On Wednesday, Lindell, who has briefed Trump at the White House and also financially backed several efforts to nullify the 2020 election results, said he doesn’t “know for sure” if he inspired Trump’s notion of an August restoration. Lindell also told The Daily Beast that his August assertion is more of an estimate, and aspirational.
“The month of August, for this, is subjective,” he said in an interview. “It is my hope that Donald Trump is reinstated, after all the proof comes out, by the end of August, but I don’t know if it’ll be that month, specifically. I started saying August…about four weeks ago. That was my estimation. I spoke about it with my lawyers who said that they should have something ready for us to bring before the U.S. Supreme Court by July. So, in my mind, I hope that means that we could have Donald Trump back in the White House by August. That’s how I landed on August, and I’m hopeful that that is correct.”
Lindell continued that when he’s spoken to former President Trump in recent months, he has not given Trump regular updates on his post-2020 activities and efforts. For instance, according to Lindell, one of the most recent phone calls he’s had with Trump was shortly after Lindell appeared on Jimmy Kimmel Live!, when Trump called to congratulate him for taking on Kimmel, a liberal late-night talk show host and comedian.
Lindell’s theory that Trump will be returned to office centers on the pillow magnate’s claims that, together with a team of lawyers and well-intentioned “white hat” hackers, he has amassed incontrovertible proof of election fraud to present to the Supreme Court. Once that evidence is unveiled, in Lindell’s telling, the stunned justices will rule 9-0 to return Trump to the presidency.
But Lindell may need to update his deadline. He originally came to the August date after deciding that the Supreme Court would overturn the election in either April or May, with the summer then devoted to hatching a government-wide consensus that Trump should retake the presidency in August. But both April and May have now passed, without even the hint of a Supreme Court ruling in Trump’s favor or the unveiling of Lindell’s much-touted evidence.
The idea that the election could be overturned with proof of election fraud has become a central idea in the Trump grassroots.
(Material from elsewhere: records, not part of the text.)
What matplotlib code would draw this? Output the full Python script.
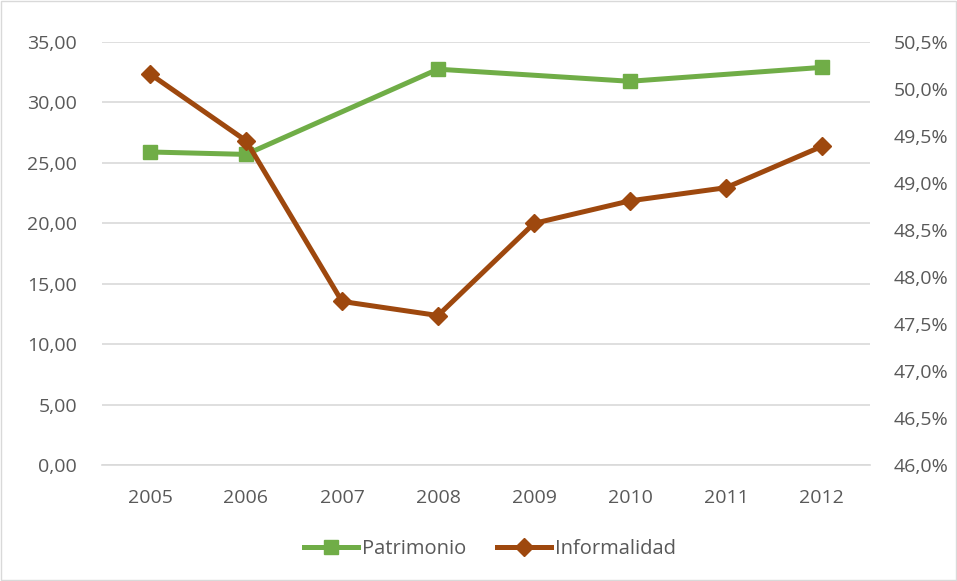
import numpy as np
import matplotlib
matplotlib.use("Agg")
import matplotlib.pyplot as plt
from matplotlib.ticker import FuncFormatter
from matplotlib.patches import Rectangle

years = ["2005", "2006", "2007", "2008", "2009", "2010", "2011", "2012"]
patrimonio = [25.9, 25.7, np.nan, 32.75, np.nan, 31.75, np.nan, 32.9]
informalidad = [50.16, 49.45, 47.74, 47.59, 48.57, 48.81, 48.95, 49.39]

green = "#70ad47"
brown = "#9e480e"
text_c = "#595959"

plt.rcParams['font.family'] = ['Open Sans', 'DejaVu Sans']
fs = 14

fig = plt.figure(figsize=(9.57, 5.81), dpi=100)
ax = fig.add_axes([0.1066, 0.1997, 0.8024, 0.728])
ax2 = ax.twinx()

x = np.arange(len(years))
p = np.array(patrimonio)
m = ~np.isnan(p)
l1, = ax.plot(x[m], p[m], color=green, lw=3.6, marker='s', ms=10, zorder=3,
              label="Patrimonio")
l2, = ax2.plot(x, informalidad, color=brown, lw=3.6, marker='D', ms=9, zorder=3,
               label="Informalidad")

ax.set_xlim(-0.5, len(years) - 0.5)
ax.set_ylim(0, 35)
ax.set_yticks(np.arange(0, 35.1, 5))
ax.yaxis.set_major_formatter(FuncFormatter(lambda v, _: f"{v:.2f}".replace(".", ",")))
ax2.set_ylim(46.0, 50.5)
ax2.set_yticks(np.arange(46.0, 50.51, 0.5))
ax2.yaxis.set_major_formatter(FuncFormatter(lambda v, _: f"{v:.1f}".replace(".", ",") + "%"))

ax.set_xticks(x)
ax.set_xticklabels(years)
ax.grid(axis='y', color="#d9d9d9", lw=1.2)
ax.set_axisbelow(True)

for a in (ax, ax2):
    for s in a.spines.values():
        s.set_visible(False)
    a.tick_params(length=0, labelsize=fs, colors=text_c)
ax.spines['bottom'].set_visible(True)
ax.spines['bottom'].set_color("#d9d9d9")
ax.spines['bottom'].set_linewidth(1.2)
ax.tick_params(axis='x', pad=17)
ax.tick_params(axis='y', pad=18)
ax2.tick_params(axis='y', pad=17)

fig.legend(handles=[l1, l2], loc='center', bbox_to_anchor=(0.512, 0.055), ncol=2,
           frameon=False, fontsize=fs + 0.5, labelcolor=text_c, handlelength=2.7,
           columnspacing=1.5, handletextpad=0.2)

fig.patches.append(Rectangle((0.001, 0.001), 0.998, 0.998, transform=fig.transFigure,
                             fill=False, edgecolor="#d9d9d9", lw=1))

fig.savefig("out.png", dpi=100)
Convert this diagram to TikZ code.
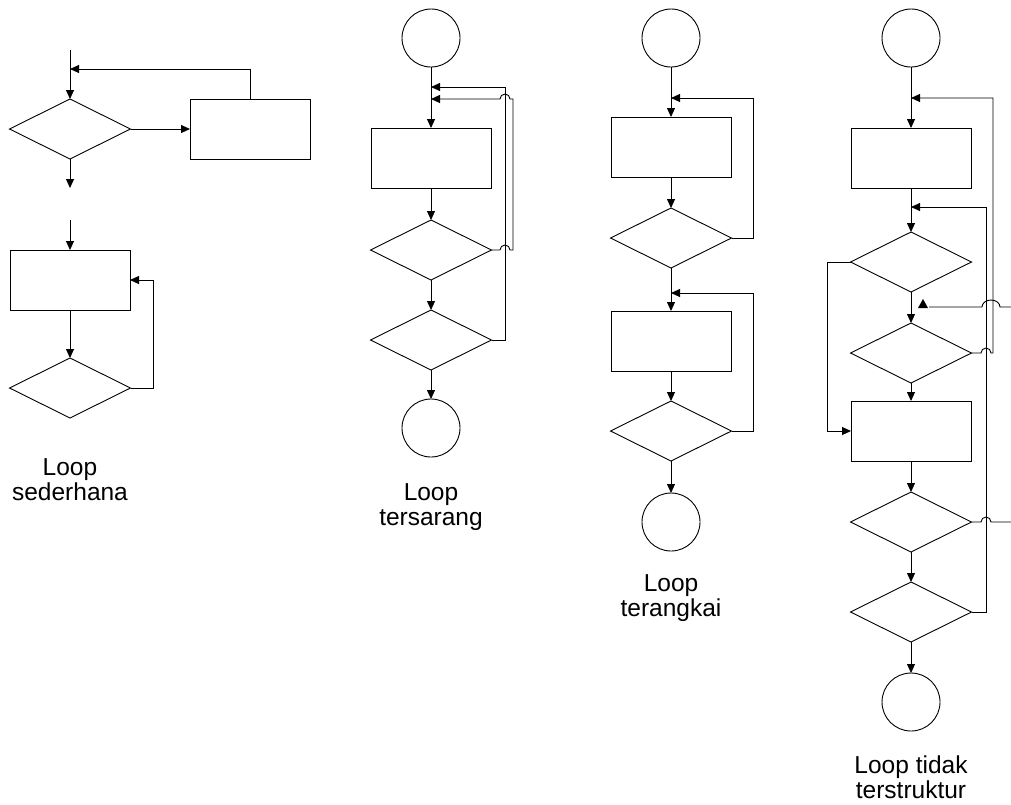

Election-fraud theorists have become fixated on the phrase “fraud vitiates everything,” claiming that they just need a shred of proof of election fraud to overturn the entire election. Arizona’s shambolic GOP-backed audit has become so important to Republicans in part because of a “domino theory” that holds that, if Arizona’s ballots could be proven to be fraudulent, then elections in other battleground states that backed Biden would also be overturned.
However, not every luminary in Trumpworld is convinced that a grand reinstatement will occur. On Sunday, Trump’s former senior legal adviser and attorney Jenna Ellis tweeted that though she thinks the 2020 presidential election was “lawless,” she conceded, “No, President Trump is not going to be ‘reinstated.’” Ellis later tweeted, “I’ve spoken with President Trump several times over the past few days about election integrity.”
On Wednesday, Lindell said Ellis’s tweet was “ridiculous” and, “I’ve spoken to lawyers about this and she doesn’t know what she is talking about.”